### WHAT TO WORK ON
Count every line below in which "that" occurs, then give only the count.

### DATA LISTING

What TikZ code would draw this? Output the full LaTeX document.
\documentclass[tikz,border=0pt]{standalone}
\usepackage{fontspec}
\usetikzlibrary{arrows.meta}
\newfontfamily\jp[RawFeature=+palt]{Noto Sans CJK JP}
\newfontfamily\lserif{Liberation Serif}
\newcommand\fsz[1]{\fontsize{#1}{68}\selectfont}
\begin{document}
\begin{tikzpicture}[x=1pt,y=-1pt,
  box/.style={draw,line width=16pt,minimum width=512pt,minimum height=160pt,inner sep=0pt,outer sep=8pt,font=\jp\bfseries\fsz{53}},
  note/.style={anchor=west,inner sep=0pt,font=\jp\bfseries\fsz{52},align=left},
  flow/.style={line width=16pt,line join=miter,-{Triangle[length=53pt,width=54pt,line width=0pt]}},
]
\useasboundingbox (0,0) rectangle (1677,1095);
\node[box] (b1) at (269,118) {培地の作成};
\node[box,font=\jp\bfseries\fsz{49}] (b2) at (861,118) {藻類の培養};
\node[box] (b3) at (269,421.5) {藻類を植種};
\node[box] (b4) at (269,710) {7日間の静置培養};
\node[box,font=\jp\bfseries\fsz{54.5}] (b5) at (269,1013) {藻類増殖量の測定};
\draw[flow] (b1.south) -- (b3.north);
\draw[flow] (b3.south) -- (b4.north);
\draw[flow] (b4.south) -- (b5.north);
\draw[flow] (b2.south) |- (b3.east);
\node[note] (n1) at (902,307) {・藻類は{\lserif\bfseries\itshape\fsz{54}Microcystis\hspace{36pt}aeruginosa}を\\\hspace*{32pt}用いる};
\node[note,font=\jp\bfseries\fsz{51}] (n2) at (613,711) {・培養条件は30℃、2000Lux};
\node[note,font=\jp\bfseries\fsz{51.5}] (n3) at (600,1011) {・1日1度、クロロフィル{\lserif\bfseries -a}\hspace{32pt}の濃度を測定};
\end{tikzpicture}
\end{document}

...

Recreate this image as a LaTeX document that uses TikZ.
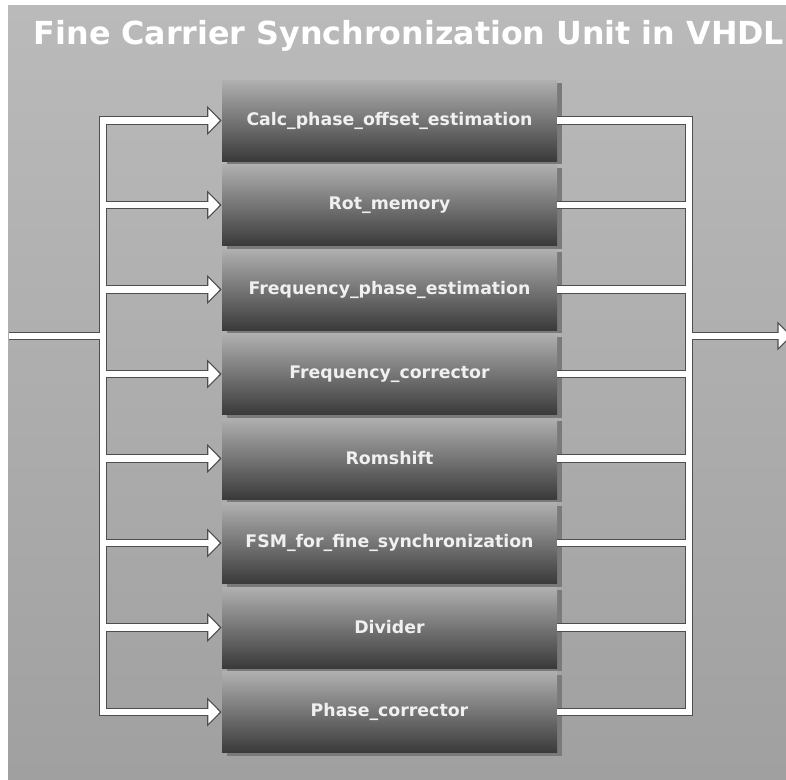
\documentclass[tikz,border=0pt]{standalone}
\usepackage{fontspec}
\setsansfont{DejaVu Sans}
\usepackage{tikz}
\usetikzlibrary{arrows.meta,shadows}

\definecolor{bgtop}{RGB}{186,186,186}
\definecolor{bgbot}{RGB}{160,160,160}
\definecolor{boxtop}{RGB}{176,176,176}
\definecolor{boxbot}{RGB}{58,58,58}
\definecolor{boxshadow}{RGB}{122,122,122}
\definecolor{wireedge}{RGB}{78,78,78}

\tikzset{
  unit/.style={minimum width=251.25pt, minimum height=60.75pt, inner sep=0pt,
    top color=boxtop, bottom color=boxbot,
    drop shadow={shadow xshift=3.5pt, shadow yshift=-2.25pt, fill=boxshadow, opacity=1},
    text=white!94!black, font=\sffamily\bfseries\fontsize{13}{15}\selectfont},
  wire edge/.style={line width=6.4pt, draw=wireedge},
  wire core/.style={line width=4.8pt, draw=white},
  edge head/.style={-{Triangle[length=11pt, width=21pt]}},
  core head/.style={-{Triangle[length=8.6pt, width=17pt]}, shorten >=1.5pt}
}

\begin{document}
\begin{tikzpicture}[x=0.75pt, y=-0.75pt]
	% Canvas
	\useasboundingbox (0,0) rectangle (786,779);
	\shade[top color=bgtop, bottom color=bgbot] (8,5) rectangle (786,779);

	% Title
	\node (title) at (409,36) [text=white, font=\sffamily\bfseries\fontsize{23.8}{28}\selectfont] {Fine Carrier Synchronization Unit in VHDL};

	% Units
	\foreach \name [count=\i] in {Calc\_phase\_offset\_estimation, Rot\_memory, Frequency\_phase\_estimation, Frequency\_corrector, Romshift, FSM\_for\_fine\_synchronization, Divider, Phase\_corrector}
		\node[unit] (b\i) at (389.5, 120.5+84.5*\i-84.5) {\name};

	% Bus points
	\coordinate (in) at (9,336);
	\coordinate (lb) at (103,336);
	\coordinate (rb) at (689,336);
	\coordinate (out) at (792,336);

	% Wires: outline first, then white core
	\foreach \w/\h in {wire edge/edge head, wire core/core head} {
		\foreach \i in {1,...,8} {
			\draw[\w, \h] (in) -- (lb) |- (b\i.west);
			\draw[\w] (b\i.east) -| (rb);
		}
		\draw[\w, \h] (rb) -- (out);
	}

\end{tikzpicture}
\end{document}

...

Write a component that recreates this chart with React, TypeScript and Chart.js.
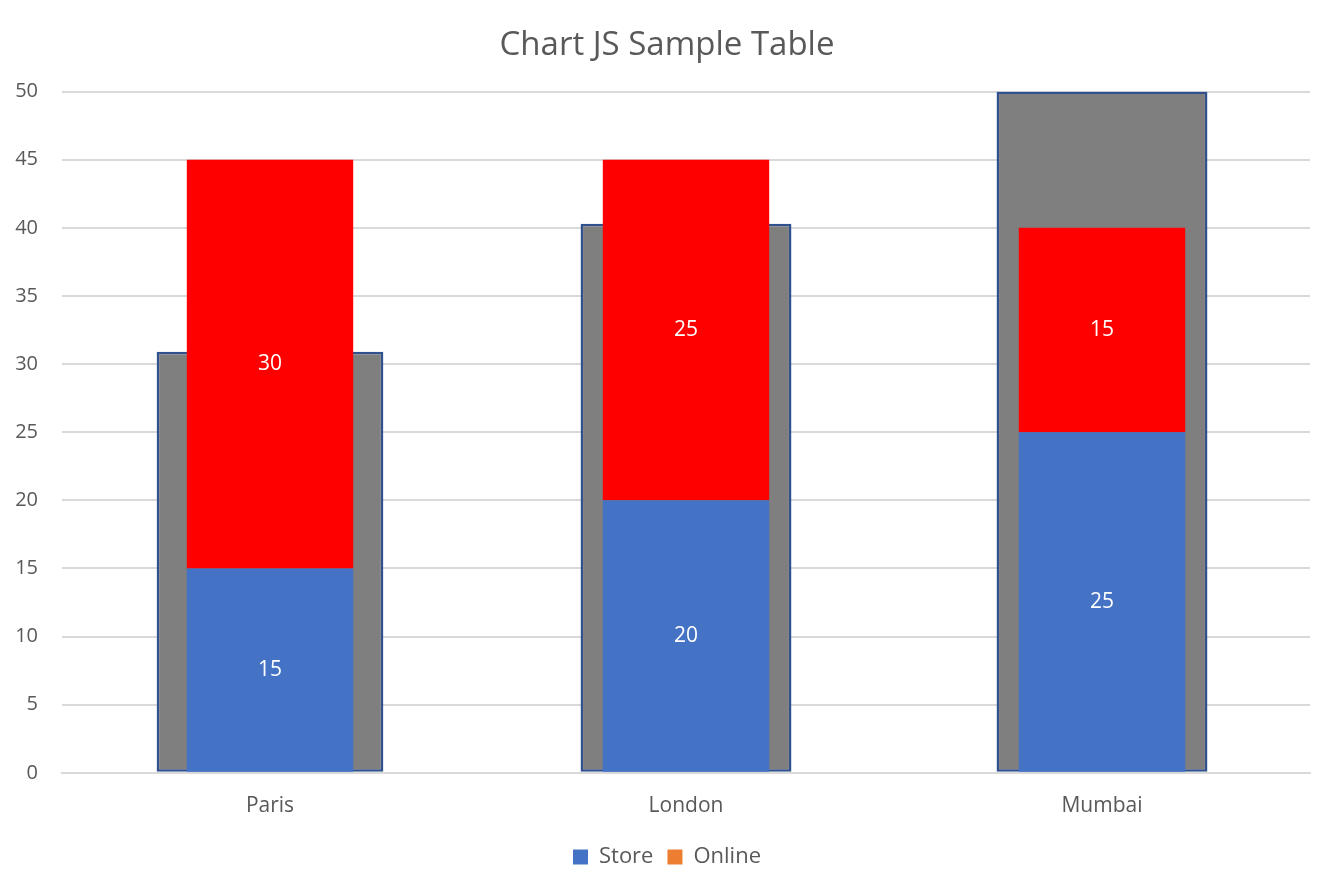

### WRITTEN SOLUTION
2